Bill Clinton's Dramatic Diet
In a recent televised interview with CNN's Wolf Blitzer, former President Bill Clinton explained how he lost weight. "I went on essentially a plant-based diet. I live on beans, legumes, vegetables, fruits... I drink a protein supplement every morning, no dairy, I drink almond milk mixed in with fruit, and a protein powder... It changed my whole metabolism, and I lost 24 pounds." Bill Clinton is following a vegan diet.
Clinton, who underwent quadruple bypass surgery in September 2004, explained his decision to turn to a vegan diet. He said, "I did it because after I had this stent put in, I realized that even though it happens quite often that after bypass surgery you lose the veins because they're thinner and weaker than arteries, the truth is that it clogged up, which means that the cholesterol was still causing buildup in my vein that was part of my bypass. I didn't want it to happen again. So I did all this research and it says that 82% of the people since 1986 who have gone on a plant-based, no dairy, no meat of any kind -- I eat very little fish -- 82% of the people who have done that have begun to heal themselves. Their arterial blockage cleans up, the calcium deposit around their heart breaks up."
The Vegan Way
A vegan is a strict vegetarian who eats no animal products at all. No meat, poultry, fish, eggs, cheese, milk, butter, or other dairy products, no honey from the bees. No animal products as ingredients either: no chicken broth in the soup, no lard in the refried beans, no mayonnaise on the veggie burger. Some vegans avoid all products derived from animals: no fur, leather, silk or wool, no gelatin in the hair-styling gel, no goose down comforter.

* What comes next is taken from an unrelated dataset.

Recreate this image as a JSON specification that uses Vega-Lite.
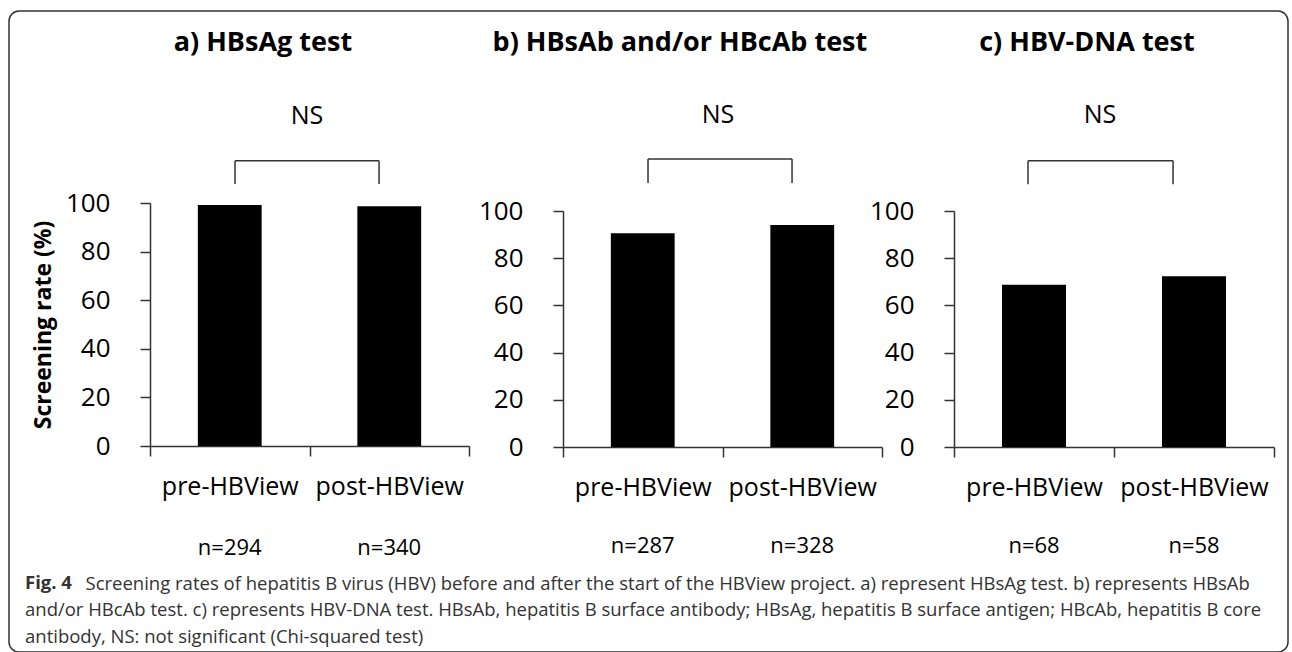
{
  "$schema": "https://vega.github.io/schema/vega-lite/v6.json",
  "width": 1279,
  "height": 641,
  "autosize": {"type": "none"},
  "padding": {"left": 9, "top": 11, "right": 4, "bottom": 0},
  "background": "white",
  "config": {
    "font": "Open Sans",
    "view": {"stroke": "#333", "strokeWidth": 1.5, "cornerRadius": 10},
    "axis": {"grid": false, "domainColor": "#333", "domainWidth": 1.5, "tickColor": "#333", "tickWidth": 1.5, "labelColor": "#000", "labelFont": "Open Sans", "titleFont": "Open Sans", "titleColor": "#000", "labelOverlap": false}
  },
  "title": {
    "text": "Fig. 4",
    "subtitle": [
      "and/or HBcAb test. c) represents HBV-DNA test. HBsAb, hepatitis B surface antibody; HBsAg, hepatitis B surface antigen; HBcAb, hepatitis B core",
      "antibody, NS: not significant (Chi-squared test)"
    ],
    "orient": "bottom",
    "anchor": "start",
    "frame": "group",
    "baseline": "top",
    "offset": -78,
    "dx": 16,
    "font": "Open Sans",
    "fontSize": 18.5,
    "fontWeight": "bold",
    "color": "#333",
    "subtitleFont": "Open Sans",
    "subtitleFontSize": 18.5,
    "subtitleColor": "#333",
    "subtitleLineHeight": 27,
    "subtitlePadding": 8.5
  },
  "datasets": {
    "rates": [
      {"panel": "a", "period": "pre-HBView", "rate": 99.2, "nlabel": "n=294"},
      {"panel": "a", "period": "post-HBView", "rate": 98.7, "nlabel": "n=340"},
      {"panel": "b", "period": "pre-HBView", "rate": 90.6, "nlabel": "n=287"},
      {"panel": "b", "period": "post-HBView", "rate": 94.1, "nlabel": "n=328"},
      {"panel": "c", "period": "pre-HBView", "rate": 68.8, "nlabel": "n=68"},
      {"panel": "c", "period": "post-HBView", "rate": 72.3, "nlabel": "n=58"}
    ],
    "notes": [
      {"panel": "a", "title": "a) HBsAg test", "sig": "NS"},
      {"panel": "b", "title": "b) HBsAb and/or HBcAb test", "sig": "NS"},
      {"panel": "c", "title": "c) HBV-DNA test", "sig": "NS"}
    ]
  },
  "data": {"name": "rates"},
  "resolve": {"scale": {"x": "independent", "y": "independent"}, "axis": {"x": "independent", "y": "independent"}},
  "layer": [
    {
      "layer": [
        {
          "transform": [{"filter": "datum.panel === 'a'"}],
          "mark": {"type": "bar", "width": {"band": 0.4}, "color": "#000"},
          "encoding": {
            "x": {"field": "period", "type": "nominal", "sort": null,
              "scale": {"domain": ["pre-HBView", "post-HBView"], "range": [141, 460], "paddingInner": 0, "paddingOuter": 0},
              "axis": {"orient": "bottom", "offset": -206, "tickBand": "extent", "tickSize": 10, "labelPadding": 18, "labelFontSize": 25, "labelAngle": 0,
                "title": "Screening rates of hepatitis B virus (HBV) before and after the start of the HBView project. a) represent HBsAg test. b) represents HBsAb",
                "titleFont": "Open Sans", "titleFontSize": 18.5, "titleFontWeight": "normal", "titleColor": "#333",
                "titleAlign": "left", "titleBaseline": "top", "titleAngle": 0, "titleX": 76, "titleY": 128}},
            "y": {"field": "rate", "type": "quantitative",
              "scale": {"domain": [0, 100], "range": [435, 192], "nice": false},
              "axis": {"orient": "left", "offset": -141, "values": [0, 20, 40, 60, 80, 100], "tickSize": 10, "labelPadding": 30, "labelFontSize": 26, "title": "Screening rate (%)", "titleFontSize": 23, "titleFontWeight": "bold", "titlePadding": 10}}
          }
        },
        {
          "transform": [{"filter": "datum.panel === 'a'"}],
          "mark": {"type": "text", "fontSize": 22, "baseline": "middle", "color": "#000"},
          "encoding": {
            "x": {"field": "period", "type": "nominal"},
            "y": {"datum": -42},
            "text": {"field": "nlabel"}
          }
        },
        {
          "data": {"name": "notes"},
          "transform": [{"filter": "datum.panel === 'a'"}],
          "layer": [
            {"mark": {"type": "text", "fontSize": 27, "fontWeight": "bold", "baseline": "middle", "color": "#000"},
             "encoding": {"x": {"datum": "pre-HBView", "bandPosition": 0.708}, "y": {"datum": 165.8}, "text": {"field": "title"}}},
            {"mark": {"type": "text", "fontSize": 25, "baseline": "middle", "color": "#000"},
             "encoding": {"x": {"datum": "pre-HBView", "bandPosition": 0.984}, "y": {"datum": 135.8}, "text": {"field": "sig"}}},
            {"mark": {"type": "rule", "color": "#333", "strokeWidth": 1.5},
             "encoding": {"x": {"datum": "pre-HBView", "bandPosition": 0.533}, "y": {"datum": 107.8}, "y2": {"datum": 117.4}}},
            {"mark": {"type": "rule", "color": "#333", "strokeWidth": 1.5},
             "encoding": {"x": {"datum": "post-HBView", "bandPosition": 0.436}, "y": {"datum": 107.8}, "y2": {"datum": 117.4}}},
            {"mark": {"type": "rule", "color": "#333", "strokeWidth": 1.5},
             "encoding": {"x": {"datum": "pre-HBView", "bandPosition": 0.533}, "x2": {"datum": "post-HBView", "bandPosition": 0.436}, "y": {"datum": 117.4}}}
          ]
        }
      ]
    },
    {
      "layer": [
        {
          "transform": [{"filter": "datum.panel === 'b'"}],
          "mark": {"type": "bar", "width": {"band": 0.4}, "color": "#000"},
          "encoding": {
            "x": {"field": "period", "type": "nominal", "sort": null,
              "scale": {"domain": ["pre-HBView", "post-HBView"], "range": [554, 873], "paddingInner": 0, "paddingOuter": 0},
              "axis": {"orient": "bottom", "offset": -205, "title": null, "tickBand": "extent", "tickSize": 10, "labelPadding": 18, "labelFontSize": 25, "labelAngle": 0}},
            "y": {"field": "rate", "type": "quantitative",
              "scale": {"domain": [0, 100], "range": [436, 200], "nice": false},
              "axis": {"orient": "left", "offset": -554, "values": [0, 20, 40, 60, 80, 100], "tickSize": 10, "labelPadding": 30, "labelFontSize": 26, "title": null}}
          }
        },
        {
          "transform": [{"filter": "datum.panel === 'b'"}],
          "mark": {"type": "text", "fontSize": 22, "baseline": "middle", "color": "#000"},
          "encoding": {
            "x": {"field": "period", "type": "nominal"},
            "y": {"datum": -42},
            "text": {"field": "nlabel"}
          }
        },
        {
          "data": {"name": "notes"},
          "transform": [{"filter": "datum.panel === 'b'"}],
          "layer": [
            {"mark": {"type": "text", "fontSize": 27, "fontWeight": "bold", "baseline": "middle", "color": "#000"},
             "encoding": {"x": {"datum": "pre-HBView", "bandPosition": 0.733}, "y": {"datum": 171.2}, "text": {"field": "title"}}},
            {"mark": {"type": "text", "fontSize": 25, "baseline": "middle", "color": "#000"},
             "encoding": {"x": {"datum": "pre-HBView", "bandPosition": 0.972}, "y": {"datum": 140.7}, "text": {"field": "sig"}}},
            {"mark": {"type": "rule", "color": "#333", "strokeWidth": 1.5},
             "encoding": {"x": {"datum": "pre-HBView", "bandPosition": 0.533}, "y": {"datum": 111.9}, "y2": {"datum": 122}}},
            {"mark": {"type": "rule", "color": "#333", "strokeWidth": 1.5},
             "encoding": {"x": {"datum": "post-HBView", "bandPosition": 0.436}, "y": {"datum": 111.9}, "y2": {"datum": 122}}},
            {"mark": {"type": "rule", "color": "#333", "strokeWidth": 1.5},
             "encoding": {"x": {"datum": "pre-HBView", "bandPosition": 0.533}, "x2": {"datum": "post-HBView", "bandPosition": 0.436}, "y": {"datum": 122}}}
          ]
        }
      ]
    },
    {
      "layer": [
        {
          "transform": [{"filter": "datum.panel === 'c'"}],
          "mark": {"type": "bar", "width": {"band": 0.4}, "color": "#000"},
          "encoding": {
            "x": {"field": "period", "type": "nominal", "sort": null,
              "scale": {"domain": ["pre-HBView", "post-HBView"], "range": [945, 1265], "paddingInner": 0, "paddingOuter": 0},
              "axis": {"orient": "bottom", "offset": -205, "title": null, "tickBand": "extent", "tickSize": 10, "labelPadding": 18, "labelFontSize": 25, "labelAngle": 0}},
            "y": {"field": "rate", "type": "quantitative",
              "scale": {"domain": [0, 100], "range": [436, 200], "nice": false},
              "axis": {"orient": "left", "offset": -945, "values": [0, 20, 40, 60, 80, 100], "tickSize": 10, "labelPadding": 30, "labelFontSize": 26, "title": null}}
          }
        },
        {
          "transform": [{"filter": "datum.panel === 'c'"}],
          "mark": {"type": "text", "fontSize": 22, "baseline": "middle", "color": "#000"},
          "encoding": {
            "x": {"field": "period", "type": "nominal"},
            "y": {"datum": -42},
            "text": {"field": "nlabel"}
          }
        },
        {
          "data": {"name": "notes"},
          "transform": [{"filter": "datum.panel === 'c'"}],
          "layer": [
            {"mark": {"type": "text", "fontSize": 27, "fontWeight": "bold", "baseline": "middle", "color": "#000"},
             "encoding": {"x": {"datum": "pre-HBView", "bandPosition": 0.831}, "y": {"datum": 171.2}, "text": {"field": "title"}}},
            {"mark": {"type": "text", "fontSize": 25, "baseline": "middle", "color": "#000"},
             "encoding": {"x": {"datum": "pre-HBView", "bandPosition": 0.9125}, "y": {"datum": 140.5}, "text": {"field": "sig"}}},
            {"mark": {"type": "rule", "color": "#333", "strokeWidth": 1.5},
             "encoding": {"x": {"datum": "pre-HBView", "bandPosition": 0.4625}, "y": {"datum": 111.3}, "y2": {"datum": 121.3}}},
            {"mark": {"type": "rule", "color": "#333", "strokeWidth": 1.5},
             "encoding": {"x": {"datum": "post-HBView", "bandPosition": 0.369}, "y": {"datum": 111.3}, "y2": {"datum": 121.3}}},
            {"mark": {"type": "rule", "color": "#333", "strokeWidth": 1.5},
             "encoding": {"x": {"datum": "pre-HBView", "bandPosition": 0.4625}, "x2": {"datum": "post-HBView", "bandPosition": 0.369}, "y": {"datum": 121.3}}}
          ]
        }
      ]
    }
  ]
}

A vegan diet does include all of the grains and grain-based products, such as cereal, bread, crackers and pasta, as well as dried beans and other legumes, soybeans, peanuts, nuts and seeds, and all of the vegetables and fruits, and foods made by combining those ingredients. And then there are vegan versions of animal-based foods: vegan ice cream, vegan mayonnaise, vegan hot dogs, and the list goes on. A vegetarian diet differs from a vegan diet by including all of the vegan foods, and also eggs and/or milk (ovo-lacto vegetarian) and fish sometimes too.
Bill Clinton is correct in saying that his diet is backed by research. Epidemiological studies typically find lower total cholesterol and low-density lipoprotein (LDL) cholesterol levels in vegetarians, and intervention studies have shown a reduction in total and LDL-cholesterol levels when subjects switch from their usual diet to a vegetarian diet.
In The China Study, Dr. T. Colin Campbell explained how a mamouth 1980s epidemiological study of 367 variables across 65 counties and 6,500 adults led him to conclude, "People who ate the most animal-based foods got the most chronic disease... People who ate the most plant-based foods were the healthiest and tended to avoid chronic disease." Dr. Dean Ornish also has lots of data to show that his very low fat vegetarian diet reverses clogged arteries, and Dr. Calwell B. Esselstyn makes a similar case in his book, Prevent and Reverse Heart Disease: The Revolutionary, Scientifically Proven, Nutrition-Based Cure.
The components of a vegan diet that have a beneficial effect on lipid levels are the higher amounts of fiber, nuts, soy, and plant sterols, and lower levels of saturated fat. Of course, for the diet to produce maximum results, one has to be 100% compliant.
Vegans must be sure to eat enough protein, iron, calcium, vitamin D, and vitamin B12. Plant protein can meet protein requirements when calories are adequate and high-quality soy protein is consumed, but when lower quality protein from grains and beans is the main protein source or when calories are low, individual protein requirements can be higher. The iron in plant foods is not absorbed as well as iron from meat and so the recommended iron intake for vegetarians is 1.8 times those of non-vegetarians. Vegans must take care to eat enough calcium and vitamin D because they don't eat dairy products. The European Prospective Investigation into Cancer and Nutrition study found that vegans had a 30% higher risk of fracture possibly due to their considerably lower mean calcium. Finally, vitamin B-12 must be supplemented in vegan diets because B12 is reliably found only in animal foods and fortified products.
Would you follow a vegan diet? Would you try it to treat heart disease?